— BEGIN Task inputs —

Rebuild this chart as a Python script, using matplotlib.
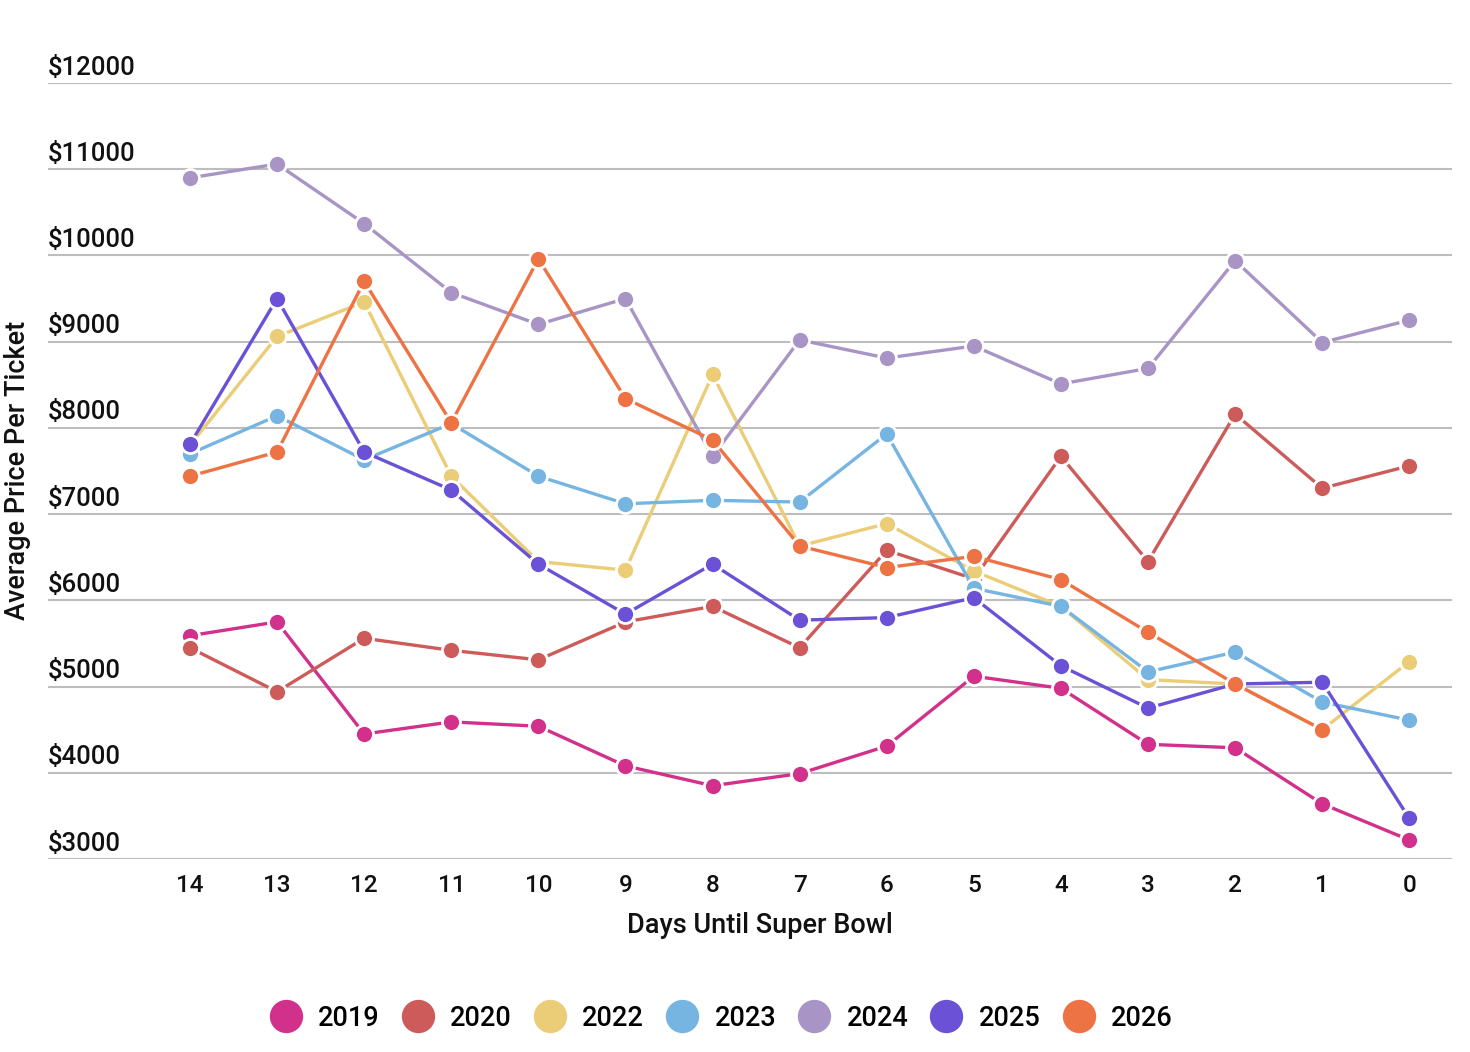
import matplotlib
matplotlib.use("Agg")
import matplotlib.pyplot as plt
from matplotlib.lines import Line2D

plt.rcParams['font.family'] = ['Roboto', 'DejaVu Sans']
plt.rcParams['font.weight'] = 500
plt.rcParams['axes.labelweight'] = 500

# Days until Super Bowl (x axis categories, left to right)
days = ["14", "13", "12", "11", "10", "9", "8", "7", "6", "5", "4", "3", "2", "1", "0"]

# Average price per ticket by year (None = no data)
price_2019 = [5590, 5750, 4450, 4590, 4540, 4080, 3850, 3990, 4310, 5120, 4980, 4330, 4290, 3640, 3220]
price_2020 = [5450, 4940, 5560, 5420, 5310, 5750, 5930, 5450, 6580, 6250, 7670, 6450, 8160, 7300, 7560]
price_2022 = [7800, 9060, 9460, 7440, 6450, 6350, 8620, 6630, 6890, 6340, 5930, 5080, 5030, 4500, 5290]
price_2023 = [7700, 8140, 7630, 8050, 7440, 7120, 7160, 7140, 7930, 6140, 5930, 5170, 5400, 4820, 4610]
price_2024 = [10900, 11060, 10370, 9570, 9200, 9500, 7670, 9020, 8810, 8950, 8510, 8690, 9940, 8990, 9250]
price_2025 = [7810, 9500, 7720, 7280, 6420, 5840, 6420, 5770, 5800, 6030, 5240, 4750, 5030, 5050, 3470]
price_2026 = [7440, 7720, 9700, 8060, 9960, 8340, 7860, 6630, 6380, 6510, 6240, 5630, 5030, 4500, None]

years = ["2019", "2020", "2022", "2023", "2024", "2025", "2026"]
series = [price_2019, price_2020, price_2022, price_2023, price_2024, price_2025, price_2026]
colors = ["#d1318b", "#cd5b5a", "#ebcc77", "#76b4e1", "#a894c5", "#6a51d5", "#ee7344"]

yticks = [3000, 4000, 5000, 6000, 7000, 8000, 9000, 10000, 11000, 12000]

fig = plt.figure(figsize=(14.7, 10.52), dpi=100)
ax = fig.add_axes([48 / 1470, 1 - 859 / 1052, (1452 - 48) / 1470, (859 - 83) / 1052])

x = list(range(len(days)))
ax.set_xlim(-1.63, 14.49)
ax.set_ylim(3000, 12000)

# gridlines + labels sitting on top of them
for v in yticks:
    ax.axhline(v, color="#bdbdbd", lw=1.5, zorder=0)
    ax.annotate(f"${v}", xy=(0, v), xycoords=("axes fraction", "data"),
                xytext=(0, 2.5), textcoords="offset points",
                ha="left", va="bottom", fontsize=18.5, color="#111111")

for i, (vals, c) in enumerate(zip(series, colors)):
    xs = [xi for xi, v in zip(x, vals) if v is not None]
    ys = [v for v in vals if v is not None]
    ax.plot(xs, ys, color=c, lw=2.4, marker="o", markersize=13,
            markeredgecolor="white", markeredgewidth=2, clip_on=False,
            zorder=3 + i)

for s in ax.spines.values():
    s.set_visible(False)
ax.set_yticks([])
ax.set_xticks(x)
ax.set_xticklabels(days, fontsize=17.5, color="#111111")
ax.tick_params(axis="x", length=0, pad=11)
ax.set_xlabel("Days Until Super Bowl", fontsize=19.5, fontweight=500,
              color="#111111", labelpad=12)
ax.xaxis.set_label_coords((760 - 48) / (1452 - 48), -0.068)

fig.text(18 / 1470, 1 - 470 / 1052, "Average Price Per Ticket", rotation=90,
         ha="center", va="center", fontsize=19.5, fontweight=500, color="#111111")

handles = [Line2D([], [], color=c, marker="o", linestyle="none", markersize=24,
                  markeredgecolor="white", markeredgewidth=0) for c in colors]
fig.legend(handles, years, loc="center", bbox_to_anchor=(721 / 1470, 1 - 1018 / 1052),
           ncol=7, frameon=False, fontsize=19.5, handletextpad=0.6, columnspacing=0.8,
           handlelength=1.2)

fig.savefig("out.png", dpi=100)
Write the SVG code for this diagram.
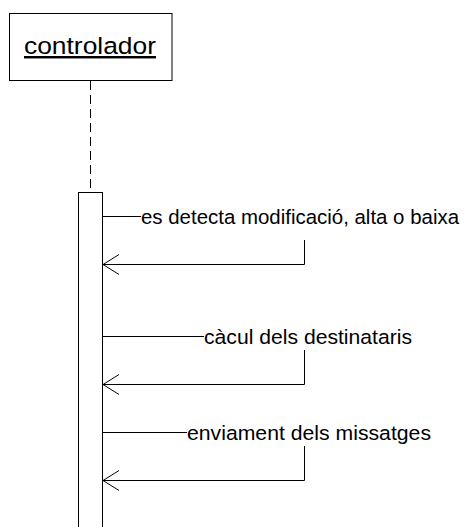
<svg xmlns="http://www.w3.org/2000/svg" width="476" height="527" viewBox="0 0 476 527">
<style>
.ln{stroke:#000;stroke-width:1;fill:none}
.box{stroke:#000;stroke-width:1;fill:#fff}
.t{font-family:"Liberation Sans",Arial,sans-serif;fill:#000}
.msg{font-size:20.5px}
.ttl{font-size:24.5px;text-decoration:underline}
</style>
<defs>
<marker id="open" markerWidth="20" markerHeight="22" refX="17" refY="11" orient="auto" markerUnits="userSpaceOnUse">
<path d="M1,1 L17,11 L1,21" fill="none" stroke="#000" stroke-width="1"/>
</marker>
</defs>
<rect width="476" height="527" fill="#fff"/>
<g id="controlador">
<rect class="box" x="9.5" y="13.5" width="162.5" height="67"/>
<text class="t ttl" x="24" y="54" textLength="132" lengthAdjust="spacingAndGlyphs">controlador</text>
</g>
<g id="lifeline">
<line class="ln" x1="90.5" y1="81" x2="90.5" y2="192" stroke-dasharray="9,5"/>
</g>
<g id="activation">
<rect class="box" x="78.5" y="192.5" width="24" height="340"/>
</g>
<g id="connectors">
<line class="ln" x1="102.5" y1="216.5" x2="141" y2="216.5"/>
<polyline class="ln" points="304.5,240 304.5,264.5 103,264.5" marker-end="url(#open)"/>
<line class="ln" x1="102.5" y1="336.5" x2="204" y2="336.5"/>
<polyline class="ln" points="304.5,350 304.5,384.5 103,384.5" marker-end="url(#open)"/>
<line class="ln" x1="102.5" y1="432.5" x2="187" y2="432.5"/>
<polyline class="ln" points="304.5,446 304.5,480.5 103,480.5" marker-end="url(#open)"/>
</g>
<g id="labels">
<text class="t msg" x="141" y="223.5" textLength="318" lengthAdjust="spacingAndGlyphs">es detecta modificació, alta o baixa</text>
<text class="t msg" x="204" y="343.5" textLength="208" lengthAdjust="spacingAndGlyphs">càcul dels destinataris</text>
<text class="t msg" x="187" y="439.5" textLength="244" lengthAdjust="spacingAndGlyphs">enviament dels missatges</text>
</g>
</svg>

— END Task inputs —

## Directions:
Determine the number of lines in these entries that contain the word "matplotlib", and write only that number.

## Worked solution:
5